Rezension

Etwas zu ausführlich

Unser kostbares Leben -

Unser kostbares Leben
von Katharina Fuchs

Bewertet mit 4 Sternen

Ich habe das Buch ausgewählt, da ich aufgrund der Motorhaube des Autos auf dem Cover sofort erkannte das es sich um einen historischen Roman handelte.

In der Leseprobe war dann klar das es sich um die Zeit meiner Kindheit und Jugend, die 70/80 er Jahre handelte.

 

Der Sommer 72 veränderte das Leben in dem kleinen Städtchen Mainheim, das von einer Schokoladen- und einer Chemiefabrik beherrscht wurde.

Die Protagonisten der Geschichte sind zu diesem Zeitpunkt zehn Jahre alt und müssen jede/r auf ihre/ seine Art mit der Veränderung klar kommen.

 

Es ist eine sehr politisch geprägte Geschichte. 

 

Da ist zum einen Minka, die Tochter des Bürgermeisters. Sie will auf gar keinen Fall werden wie ihr Vater und rebelliert im Laufe ihrer Jugend gegen alles was kleinbürgerlich erscheint. Aufgrund ihrer großen Tierliebe ist es ihr ein Anliegen mit Tierversuchen Schluss zu machen und auch den Wald und die Tiere dort vor der Umweltverschmutzung zu retten. Noch gut kann ich mich dran erinnern,wie auch bei uns Kröten über eine neu gebaute Straße getragen wurden, damit sie auf dem Weg zum Ablaichen nicht überfahren wurden.

 

Dann ist da noch ihre Freundin Carola, genannt Caro, die im Nachbarhaus wohnt und deren Familie die Schokoladenfabrik gehört. Sie liebt es zu schreiben und gemeinsam mit Minka versucht sie in ihrer Kindheit Tiere vor Tierversuchen zu retten. Ihre Familie ist mit fünf Kindern recht groß und die Mutter geht in ihrem Muttersein voll auf. Als die Kinder langsam flügge werden nehmen sie noch ein vietnamesisches Waisenkind in Pflege.

 

Claire ist ebenso alt wie Caro und teilt sich zunächst mit ihr ein Zimmer. Sie hat, nachdem sie nach ihrer Flucht, bei der sie ihre Mutter verlor und dann ganz auf sich alleine gestellt war, in einem Kinderheim in Mainheim gelebt. Hier hat man schnell erkannt das sie ein aufgewecktes Kind ist und schnell lernt. Doktor Lavalette,die Heimärztin hat ihr dann noch Pillen verabreicht, die ihre Denkfähigkeit unterstützen sollten.

 

Außerdem gab es noch Guy, einen vietnamesischen Jungen im Alter der Mädchen, der bei einem Badeunfall schwer verletzt wurde. Wofür sich Minka jahrelang die Schuld gab.

 

Die Familien Stern und Schönwetter sind Nachbarn und könnten sicherlich nicht unterschiedlicher sein. Das einzige was sie gleich haben ist ihr Drang zur Politik, jedoch sind die einen CDU Wähler und die anderen Anhänger der SPD.

 

In diesem politischen Umfeld werden die beiden Mädchen groß und die Autorin lässt auch die gesamte deutsche Politikgeschichte der 70/80 er Jahre wieder auferstehen. Aber auch viele andere Dinge kamen hier wieder aufs Tablett, die ich nach den ganzen Jahren schon vergessen hatte.
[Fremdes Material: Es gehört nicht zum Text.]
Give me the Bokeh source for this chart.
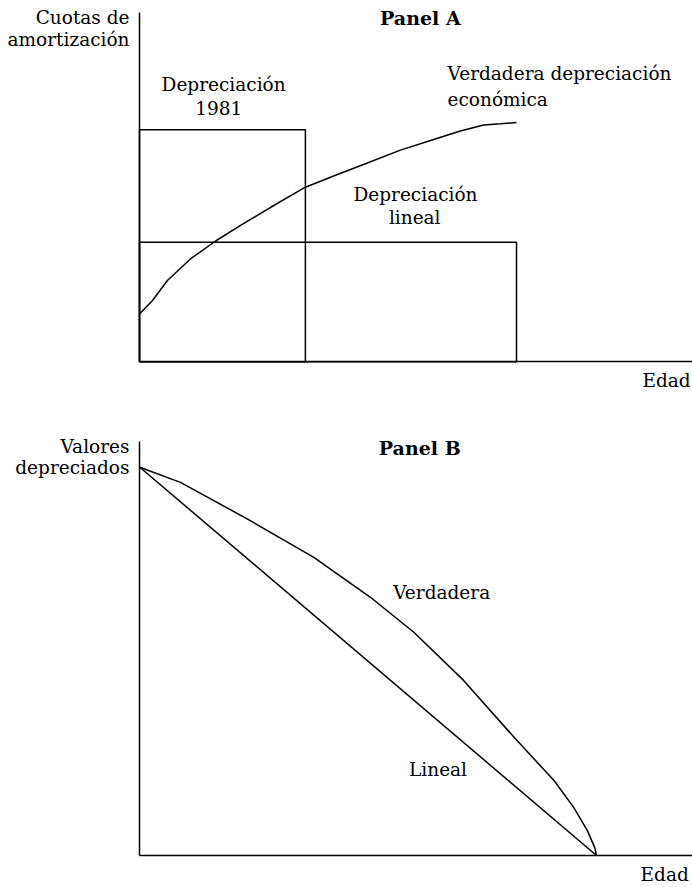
from bokeh.plotting import figure
from bokeh.layouts import column
from bokeh.models import Label, Range1d, ColumnDataSource
from bokeh.embed import file_html
from bokeh.resources import INLINE

# ---------------- Data ----------------
# Panel A: depreciation allowances by age
life_1981 = 4.4          # 1981 accelerated recovery period (relative units)
rate_1981 = 1.94         # annual allowance under 1981 rules
life_linear = 10.0       # straight-line useful life
rate_linear = 1.0        # straight-line annual allowance

true_dep_age = [0, 0.34, 0.74, 1.35, 2.02, 2.68, 3.47, 4.40, 5.20, 5.94,
                6.92, 7.72, 8.51, 9.13, 9.58, 10.0]
true_dep_rate = [0.40, 0.51, 0.68, 0.86, 1.01, 1.14, 1.29, 1.46, 1.56, 1.65,
                 1.77, 1.85, 1.93, 1.98, 1.99, 2.00]

# Panel B: depreciated values by age
true_val_age = [0, 0.89, 2.35, 3.81, 5.05, 6.0, 7.09, 8.19, 9.07, 9.50,
                9.80, 9.96, 10.0]
true_val = [1.0, 0.961, 0.867, 0.768, 0.665, 0.575, 0.451, 0.305, 0.193,
            0.124, 0.064, 0.021, 0.0]
lin_val_age = [0, 10.0]
lin_val = [1.0, 0.0]

FONT = "DejaVu Serif"
FS = "18.5px"
FS_B = "19px"
LW = 1.5


def base_fig(height, xr, yr, xb, yb):
    p = figure(width=692, height=height, output_backend="svg",
               toolbar_location=None, x_range=Range1d(*xr), y_range=Range1d(*yr),
               min_border=0, min_border_left=0, min_border_right=0,
               min_border_top=0, min_border_bottom=0)
    p.outline_line_color = None
    p.grid.visible = False
    for ax, b in ((p.xaxis, xb), (p.yaxis, yb)):
        ax.fixed_location = 0
        ax.bounds = b
        ax.ticker = []
        ax.axis_line_color = "black"
        ax.axis_line_width = LW
        ax.major_tick_line_color = None
        ax.minor_tick_line_color = None
    p.background_fill_color = "white"
    p.border_fill_color = "white"
    return p


def lab(p, x, y, text, align="left", bold=False):
    p.add_layout(Label(x=x, y=y, text=text, text_font=FONT,
                       text_font_size=FS_B if bold else FS,
                       text_align=align, text_baseline="alphabetic",
                       y_offset=7.5,
                       text_color="black",
                       text_font_style="bold" if bold else "normal"))


# ---------------- Panel A ----------------
pa = base_fig(404, (-3.687, 14.668), (-0.357, 3.021), (0, 14.668), (0, 2.921))
rects = ColumnDataSource(dict(left=[0, 0], right=[life_1981, life_linear],
                              bottom=[0, 0], top=[rate_1981, rate_linear]))
pa.quad(left="left", right="right", bottom="bottom", top="top", source=rects,
        fill_color=None, line_color="black", line_width=LW)
pa.line(true_dep_age, true_dep_rate, line_color="black", line_width=LW)

lab(pa, -0.265, 2.82, "Cuotas de", "right")
lab(pa, -0.265, 2.63, "amortización", "right")
lab(pa, 7.45, 2.81, "Panel A", "center", bold=True)
lab(pa, 2.23, 2.26, "Depreciación", "center")
lab(pa, 2.10, 2.06, "1981", "center")
lab(pa, 8.17, 2.35, "Verdadera depreciación")
lab(pa, 8.17, 2.13, "económica")
lab(pa, 7.32, 1.34, "Depreciación", "center")
lab(pa, 7.30, 1.14, "lineal", "center")
lab(pa, 14.62, -0.223, "Edad", "right")

# ---------------- Panel B ----------------
pb = base_fig(483, (-3.050, 12.102), (-0.0824, 1.1615), (0, 12.102), (0, 1.066))
pb.line(true_val_age, true_val, line_color="black", line_width=LW)
pb.line(lin_val_age, lin_val, line_color="black", line_width=LW)

lab(pb, -0.226, 1.033, "Valores", "right")
lab(pb, -0.226, 0.979, "depreciados", "right")
lab(pb, 6.13, 1.030, "Panel B", "center", bold=True)
lab(pb, 6.61, 0.657, "Verdadera", "center")
lab(pb, 6.53, 0.201, "Lineal", "center")
lab(pb, 12.02, -0.0695, "Edad", "right")

layout = column(pa, pb, spacing=0)
open("out.html", "w").write(file_html(layout, INLINE))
So war der Roman für mich eine Reise in meine eigene Kindheit und Jugend, auch wenn ich mich nicht sonderlich für Politik interessiert habe. Aber natürlich trugen auch wir Taschen mit dem Aufdruck:Jute statt Plastik, oder aßen Toast Hawaii und tranken Bowle, oder kalte Ente. Auch die Anfänge der Grünen waren mir wieder sehr bewusst. Die vielen Demonstrationen, die Hüttendörfer, die Aussteiger, der Protest, die RAF mit ihren Anschlägen.

 

Die Autorin greift viele Themen auf und beleuchtet sie von allen Seiten. Das kleinbürgerliche Leben der Mainheimer wird gehörig durchgekaut. Themen wie Tierversuche und Umweltverschmutzung sowie Medikamentenversuche an Heimkindern haben mich erneut sehr aufgewühlt. Besonders durch die Kaltschnäutzigkeit  wie dieser Dr. Lavalette.

 

Ein Roman der die Zeit vor 50 Jahren nochmal wieder hervor holt. Mir war er allerdings an manchen Stellen zu ausführlich. Da hätte man für meinen Geschmack sicherlich von den über 600 Seiten auch ein bisschen zusammenkürzen können. Deshalb ziehe ich bei meiner Bewertung auch einen Stern ab.